Nel 2009 scrivevo: ”Una ricognizione attenta della giurisprudenza e della dottrina porta a limitare il divieto a quelle forme che in via esclusiva e definitiva inducono il consumatore all’atto d’acquisto.” (La forma che dà valore sostanziale al prodotto, in Il Dir. Ind., 01/2009, 31- 39).
Ma sono passati tredici anni! II mio tassista potrebbe ora venire a chiedermi: ma per dirci queste cose era il caso di scomodare la Corte di giustizia?

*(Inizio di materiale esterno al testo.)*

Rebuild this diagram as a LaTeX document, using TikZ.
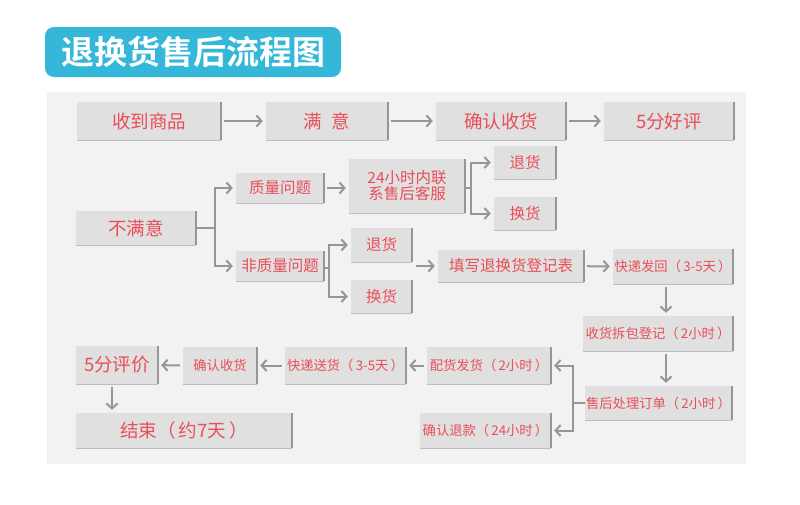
\documentclass[tikz,border=0pt]{standalone}
\usepackage{fontspec}
\setmainfont{Noto Sans CJK SC}
\newfontfamily\cjkb{Noto Sans CJK SC Bold}
\usetikzlibrary{arrows.meta,calc}
\definecolor{panel}{RGB}{242,242,242}
\definecolor{boxfill}{RGB}{224,224,224}
\definecolor{boxedge}{RGB}{150,150,150}
\definecolor{txtred}{RGB}{234,78,88}
\definecolor{arrgray}{RGB}{150,150,150}
\definecolor{titlecyan}{RGB}{52,183,216}
\tikzset{
  box/.style={fill=boxfill, text=txtred, inner sep=0pt, align=center,
    font=\fontsize{15.5}{18}\selectfont,
    append after command={
      \pgfextra{\let\tmpn\tikzlastnode}
      (\tmpn.north east) edge[draw=boxedge, line width=1.6pt, shorten <=0pt] (\tmpn.south east)
      (\tmpn.south west) edge[draw=boxfill!85!black, line width=0.8pt] (\tmpn.south east)
    }},
  big/.style={font=\fontsize{18.5}{21}\selectfont},
  small/.style={font=\fontsize{13.3}{16}\selectfont},
  arr/.style={draw=arrgray, line width=2pt, -{Straight Barb[length=5pt,width=11pt,line width=2pt]}, shorten >=3pt, shorten <=3pt},
  ln/.style={draw=arrgray, line width=2pt},
}
\begin{document}
\begin{tikzpicture}[x=1pt,y=-1pt]
\useasboundingbox (0,0) rectangle (800,504);
\fill[white] (0,0) rectangle (800,504);
% title
\node[fill=titlecyan, rounded corners=9pt, minimum width=296pt, minimum height=50pt, inner sep=0pt,
  text=white, font=\cjkb\fontsize{33}{36}\selectfont] (title) at (193,52) {退换货售后流程图};
% panel
\fill[panel] (47,92) rectangle (746,464);
% row 1
\node[box,big, minimum width=144pt, minimum height=38pt] (n1) at (149,121) {收到商品};
\node[box,big, minimum width=122pt, minimum height=38pt] (n2) at (327,121) {满\hspace{0.5em}意};
\node[box,big, minimum width=130pt, minimum height=38pt] (n3) at (501,121) {确认收货};
\node[box,big, minimum width=130pt, minimum height=38pt] (n4) at (669,121) {5分好评};
\draw[arr] (n1) -- (n2);
\draw[arr] (n2) -- (n3);
\draw[arr] (n3) -- (n4);
% unsatisfied
\node[box,big, minimum width=120pt, minimum height=34pt] (bmy) at (136,228) {不满意};
\node[box, minimum width=88pt, minimum height=30pt] (zl) at (280,188) {质量问题};
\node[box, minimum width=88pt, minimum height=30pt] (fzl) at (280,266) {非质量问题};
\node[box, minimum width=116pt, minimum height=54pt] (kf) at (407,186) {24小时内联\\[-2pt]系售后客服};
\node[box, minimum width=62pt, minimum height=33pt] (th1) at (525,162.5) {退货};
\node[box, minimum width=62pt, minimum height=33pt] (hh1) at (525,213.5) {换货};
\node[box, minimum width=61pt, minimum height=34pt] (th2) at (381.5,245) {退货};
\node[box, minimum width=61pt, minimum height=33pt] (hh2) at (381.5,296.5) {换货};
\node[box, minimum width=146pt, minimum height=32pt] (tx) at (511,266) {填写退换货登记表};
\node[box,small, minimum width=120pt, minimum height=35pt] (kdfh) at (673,266.5) {快递发回（\,3-5天\,）};
\node[box,small, minimum width=150pt, minimum height=35pt] (shcb) at (658,333.5) {收货拆包登记（\,2小时\,）};
\node[box,small, minimum width=147pt, minimum height=34pt] (shcl) at (658.5,403) {售后处理订单（\,2小时\,）};
\node[box,small, minimum width=124pt, minimum height=37pt] (phfh) at (489,365.5) {配货发货（\,2小时\,）};
\node[box,small, minimum width=131pt, minimum height=35pt] (qrtk) at (485.5,430.5) {确认退款（\,24小时\,）};
\node[box,small, minimum width=121pt, minimum height=37pt] (kdsh) at (345.5,365.5) {快递送货（\,3-5天\,）};
\node[box,small, minimum width=74pt, minimum height=37pt] (qrsh) at (220,365.5) {确认收货};
\node[box,big, minimum width=82pt, minimum height=38pt] (pj) at (117,365) {5分评价};
\node[box,big, minimum width=216pt, minimum height=35pt] (js) at (184,430.5) {结束（\,约7天\,）};
% bracket 1
\coordinate (b1) at (215,228);
\draw[ln] (bmy.east) -- (b1);
\draw[arr, shorten <=0pt] (b1) |- (zl.west);
\draw[arr, shorten <=0pt] (b1) |- (fzl.west);
\draw[arr] (zl) -- (kf.west |- zl);
% bracket 2
\coordinate (b2) at (471,188);
\draw[ln] (kf.east |- b2) -- (b2);
\draw[arr, shorten <=0pt] (b2) |- (th1.west);
\draw[arr, shorten <=0pt] (b2) |- (hh1.west);
% bracket 3
\coordinate (b3) at (329,268);
\draw[ln] (fzl.east |- b3) -- (b3);
\draw[arr, shorten <=0pt] (b3) |- (th2.west);
\draw[arr, shorten <=0pt] (b3) |- (hh2.west);
% to form
\coordinate (m1) at (416,266);
\draw[arr, shorten <=0pt] (m1) -- (tx.west);
\draw[arr] (tx) -- (kdfh);
\draw[arr] (kdfh.south -| 666,0) -- (shcb.north -| 666,0);
\draw[arr] (shcb.south -| 666,0) -- (shcl.north -| 666,0);
% bracket 4
\coordinate (b4) at (573,403);
\draw[ln] (shcl.west) -- (b4);
\draw[arr, shorten <=0pt] (b4) |- (phfh.east);
\draw[arr, shorten <=0pt] (b4) |- (qrtk.east);
% bottom row
\draw[arr] (phfh) -- (kdsh);
\draw[arr] (kdsh) -- (qrsh);
\draw[arr] (qrsh) -- (pj);
\draw[arr] (pj.south -| 112,0) -- (js.north -| 112,0);
\end{tikzpicture}
\end{document}
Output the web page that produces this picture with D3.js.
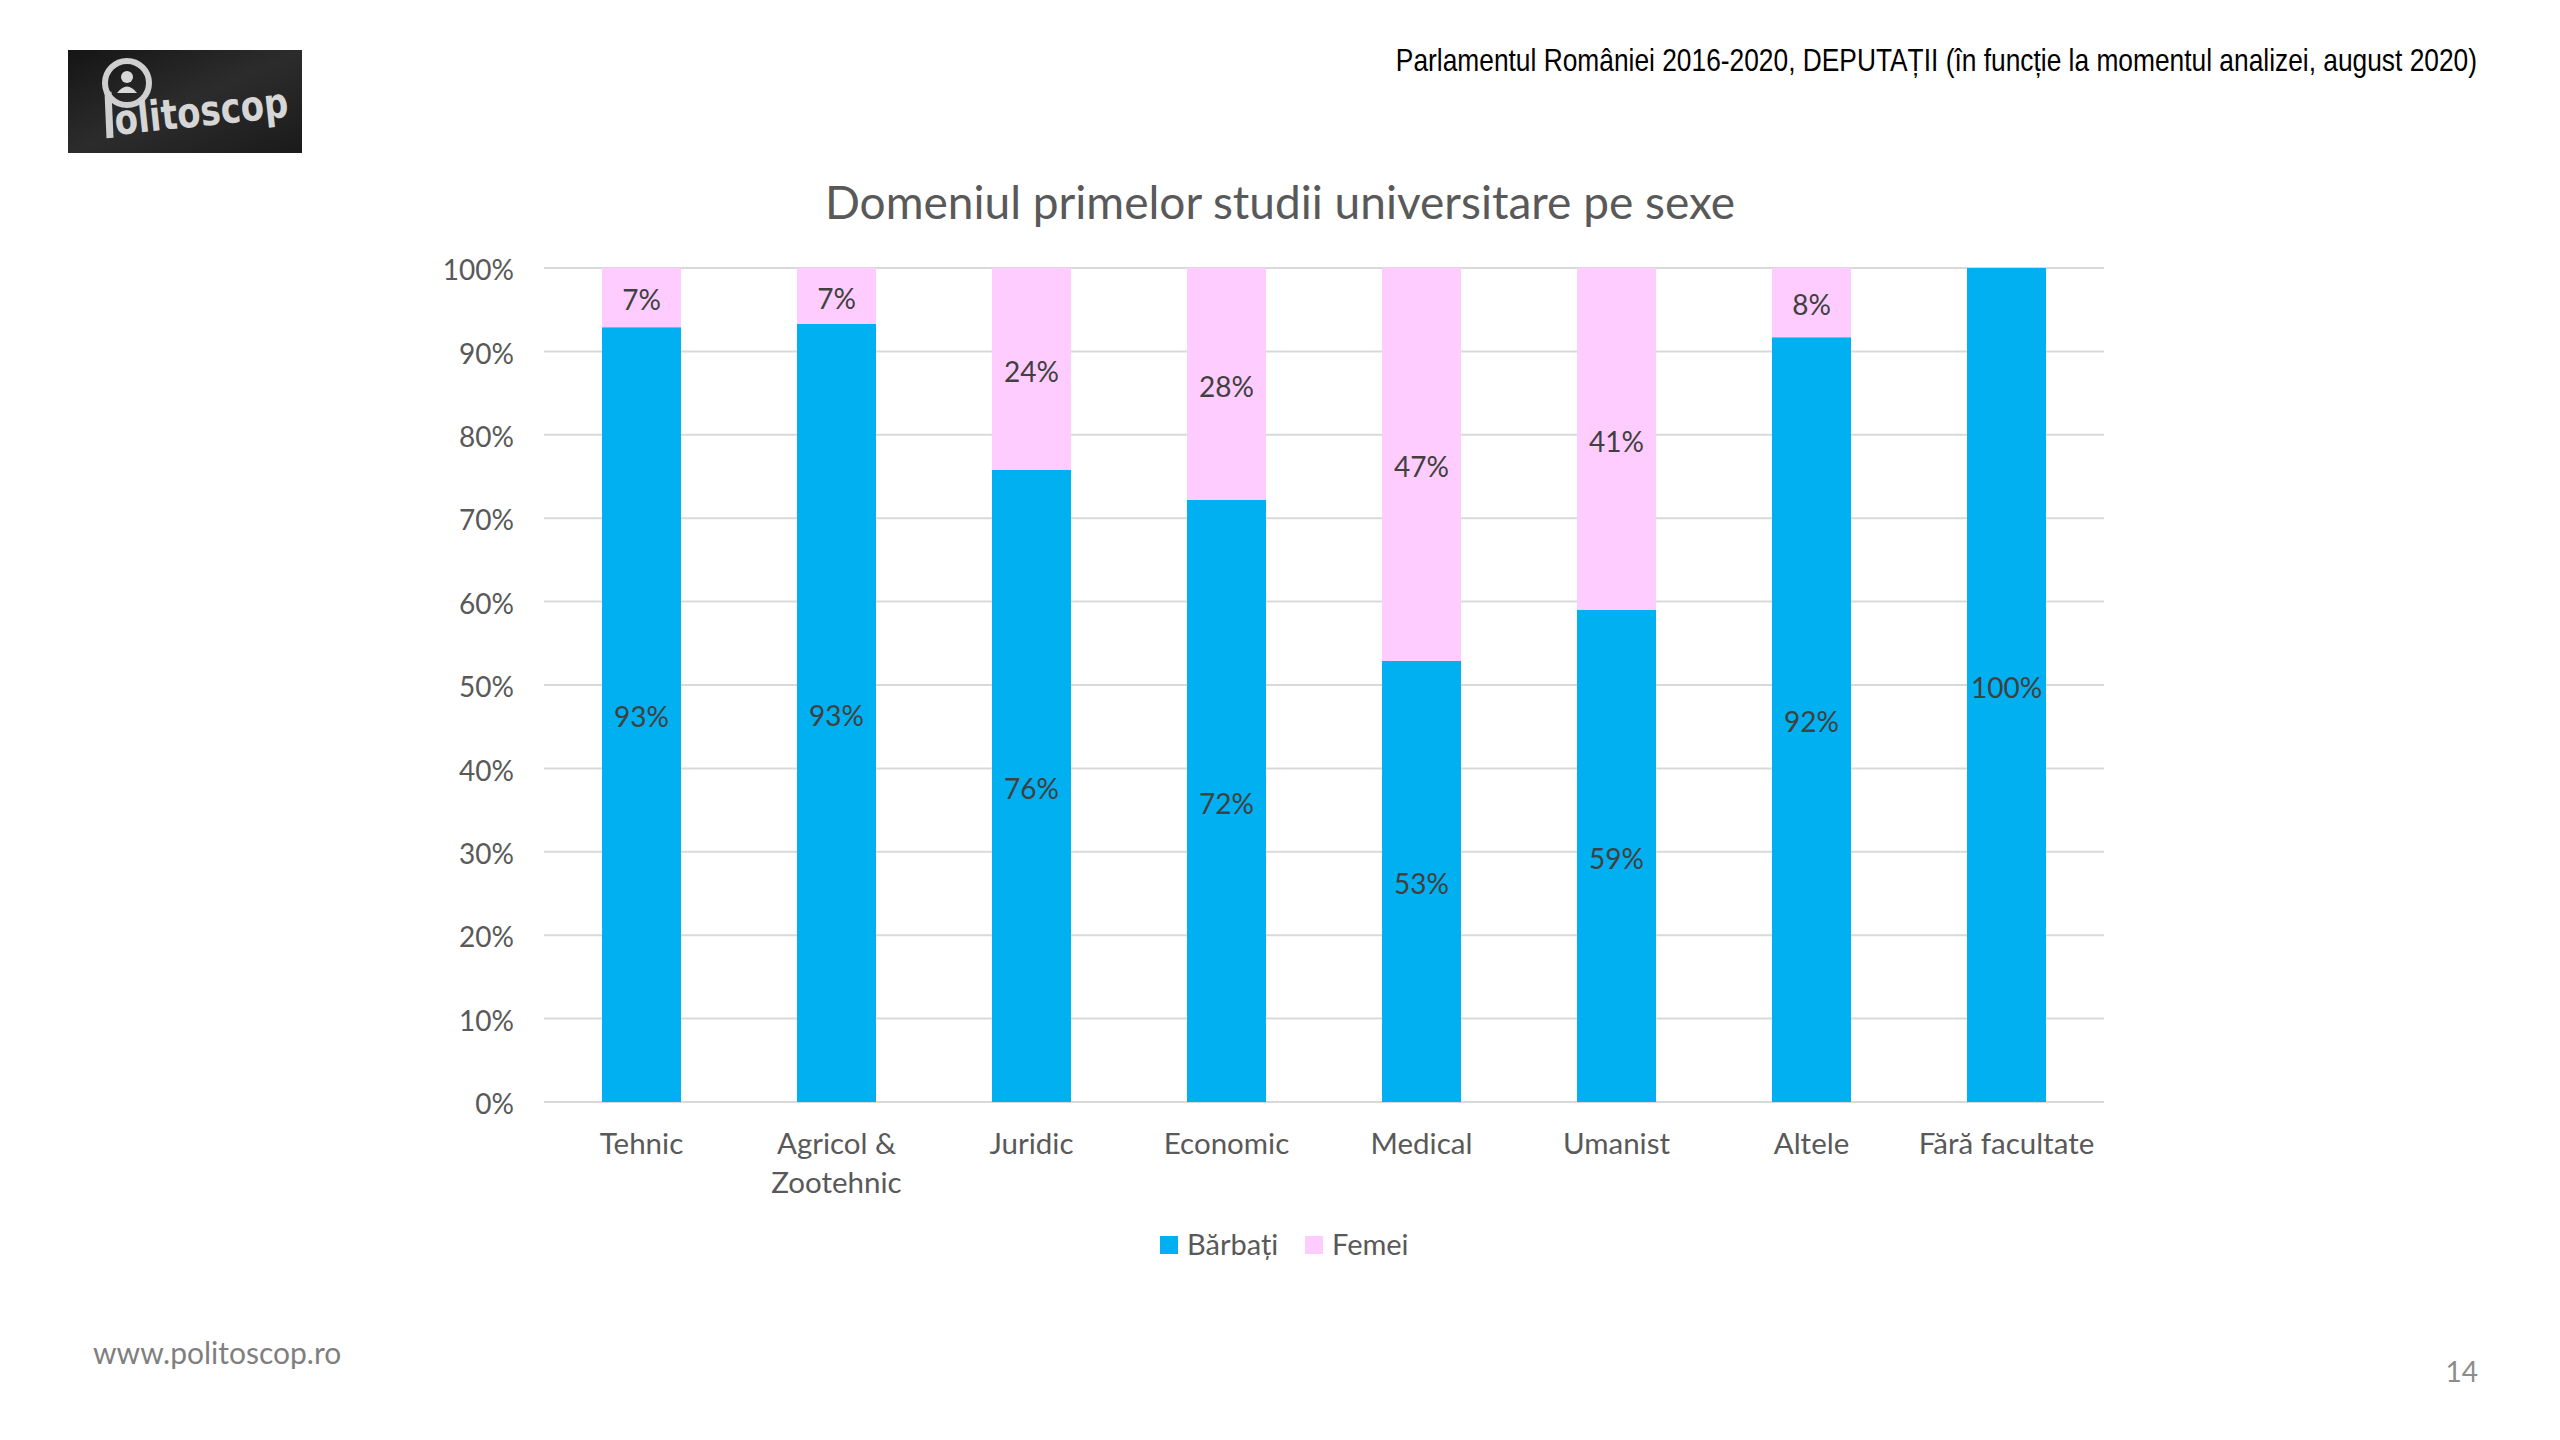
<!DOCTYPE html>
<html>
<head>
<meta charset="utf-8">
<script src="https://cdn.jsdelivr.net/npm/d3@7"></script>
<style>
  html, body { margin: 0; padding: 0; background: #ffffff; }
  svg { display: block; }
</style>
</head>
<body>
<script>
// ---- Data ----
const categories = ["Tehnic", "Agricol &\nZootehnic", "Juridic", "Economic", "Medical", "Umanist", "Altele", "Fără facultate"];
const seriesNames = ["Bărbați", "Femei"];
const barbati = [92.9, 93.3, 75.8, 72.2, 52.9, 59.0, 91.7, 100];
const femei   = [7.1, 6.7, 24.2, 27.8, 47.1, 41.0, 8.3, 0];
const yTicks = [0, 10, 20, 30, 40, 50, 60, 70, 80, 90, 100];
const seriesColors = ["#00B0F0", "#FFCCFF"];

const W = 2560, H = 1440;
const svg = d3.select("body").append("svg").attr("width", W).attr("height", H);
svg.append("rect").attr("width", W).attr("height", H).attr("fill", "#fff");

// ---- Logo ----
const defs = svg.append("defs");
const lg = defs.append("linearGradient").attr("id", "logoBg").attr("x1", "0").attr("y1", "0").attr("x2", "1").attr("y2", "1");
lg.append("stop").attr("offset", "0").attr("stop-color", "#151515");
lg.append("stop").attr("offset", "0.5").attr("stop-color", "#2c2c2c");
lg.append("stop").attr("offset", "1").attr("stop-color", "#1a1a1a");
const logo = svg.append("g");
logo.append("rect").attr("x", 68).attr("y", 50).attr("width", 234).attr("height", 103).attr("fill", "url(#logoBg)");
logo.append("circle").attr("cx", 127).attr("cy", 83).attr("r", 22).attr("fill", "none").attr("stroke", "#cfcfcf").attr("stroke-width", 6);
logo.append("line").attr("x1", 108).attr("y1", 92).attr("x2", 110).attr("y2", 138).attr("stroke", "#cfcfcf").attr("stroke-width", 7);
logo.append("circle").attr("cx", 127).attr("cy", 77).attr("r", 6).attr("fill", "#d8d8d8");
logo.append("path").attr("d", "M117,93 Q127,80 137,93 Z").attr("fill", "#d8d8d8");
logo.append("text")
  .attr("transform", "translate(116 135) rotate(-6) scale(0.9 1)")
  .attr("font-family", "'Liberation Sans Narrow', 'DejaVu Sans Condensed', sans-serif")
  .attr("font-weight", "bold").attr("font-size", 42).attr("fill", "#d6d6d6")
  .text("olitoscop");

// ---- Header ----
svg.append("text")
  .attr("transform", "translate(2477 71) scale(0.85 1)")
  .attr("text-anchor", "end")
  .attr("font-family", "'Liberation Sans Narrow', 'Liberation Sans', Arial, sans-serif")
  .attr("font-size", 31).attr("fill", "#000")
  .text("Parlamentul României 2016-2020, DEPUTAȚII (în funcție la momentul analizei, august 2020)");

// ---- Title ----
svg.append("text").attr("x", 1280).attr("y", 219).attr("text-anchor", "middle")
  .attr("font-family", "Lato, 'Open Sans', sans-serif")
  .attr("font-size", 46).attr("fill", "#595959")
  .text("Domeniul primelor studii universitare pe sexe");

// ---- Scales ----
const x = d3.scaleBand().domain(categories).range([544, 2104]).paddingInner(0.595).paddingOuter(0.2975);
const y = d3.scaleLinear().domain([0, 100]).range([1102, 268]);

// Gridlines
svg.append("g").selectAll("line").data(yTicks).join("line")
  .attr("x1", 544).attr("x2", 2104)
  .attr("y1", d => y(d)).attr("y2", d => y(d))
  .attr("stroke", "#D9D9D9").attr("stroke-width", 2);

// Y axis labels
const yAxis = d3.axisLeft(y).tickValues(yTicks).tickFormat(d => d + "%").tickSize(0).tickPadding(0);
const yg = svg.append("g").attr("transform", "translate(514,0)").call(yAxis);
yg.select(".domain").remove();
yg.selectAll("text").attr("font-family", "Lato, 'Open Sans', sans-serif").attr("font-size", 28).attr("fill", "#595959").attr("dy", "0.42em");

// Stacked data
const rows = categories.map((c, i) => ({ cat: c, "Bărbați": barbati[i], "Femei": femei[i] }));
const stack = d3.stack().keys(seriesNames)(rows);

const layers = svg.append("g").selectAll("g").data(stack).join("g").attr("fill", (d, i) => seriesColors[i]);
layers.selectAll("rect").data(d => d).join("rect")
  .attr("x", d => x(d.data.cat))
  .attr("width", x.bandwidth())
  .attr("y", d => y(d[1]))
  .attr("height", d => y(d[0]) - y(d[1]));

// Data labels
const lbl = svg.append("g");
stack.forEach(layer => {
  layer.forEach(d => {
    const v = d[1] - d[0];
    if (v <= 0) return;
    lbl.append("text")
      .attr("x", x(d.data.cat) + x.bandwidth() / 2)
      .attr("y", y((d[0] + d[1]) / 2))
      .attr("dy", "0.45em")
      .attr("text-anchor", "middle")
      .attr("font-family", "Lato, 'Open Sans', sans-serif")
      .attr("font-size", 28).attr("fill", "#404040")
      .text(d3.format(".0f")(v) + "%");
  });
});

// X axis labels
const xAxis = d3.axisBottom(x).tickSize(0).tickPadding(0).tickFormat("");
const xg = svg.append("g").attr("transform", "translate(0,1102)").call(xAxis);
xg.select(".domain").remove();
xg.selectAll(".tick").each(function(d) {
  const t = d3.select(this).append("text")
    .attr("text-anchor", "middle")
    .attr("font-family", "Lato, 'Open Sans', sans-serif")
    .attr("font-size", 29.5).attr("fill", "#595959");
  d.split("\n").forEach((line, i) => {
    t.append("tspan").attr("x", 0).attr("y", 52 + i * 39).text(line);
  });
});

// Legend
const legendX = [1160, 1305];
const leg = svg.append("g");
seriesNames.forEach((s, i) => {
  leg.append("rect").attr("x", legendX[i]).attr("y", 1236).attr("width", 18).attr("height", 18).attr("fill", seriesColors[i]);
  leg.append("text").attr("x", legendX[i] + 27).attr("y", 1255)
    .attr("font-family", "Lato, 'Open Sans', sans-serif")
    .attr("font-size", 29).attr("fill", "#595959").text(s);
});

// Footer
svg.append("text").attr("x", 93).attr("y", 1364)
  .attr("font-family", "Lato, 'Open Sans', sans-serif")
  .attr("font-size", 30).attr("fill", "#7f7f7f").text("www.politoscop.ro");
svg.append("text").attr("x", 2478).attr("y", 1382).attr("text-anchor", "end")
  .attr("font-family", "Lato, 'Open Sans', sans-serif")
  .attr("font-size", 28).attr("fill", "#8c8c8c").text("14");
</script>
</body>
</html>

Il fatto è che quando la Corte è investita di una questione pregiudiziale deve rispondere ai quesiti che le sono posti, motivando opportunamente, anche se sono banali o ripetitivi o privi di buon senso. Tant’è vero che nella sentenza non mancano i rinvii ai propri precedenti.
Il problema dunque sta a monte, nel senso che bisognerebbe evitare che Corte venisse sommersa da una serie di quesiti che risultassero prima facie risolvibili alla luce del buon senso, in analogia un po’ a quel che succede da noi nei procedimenti di incostituzionalità, in cui le questioni da portare alla Corte non devono essere manifestamente infondate.
In conclusione, mi permetterei di suggerire ai giudici ungheresi, e non solo, di recuperare un po’ di quel buon senso che da noi si sta cercando faticosamente di non dimenticare.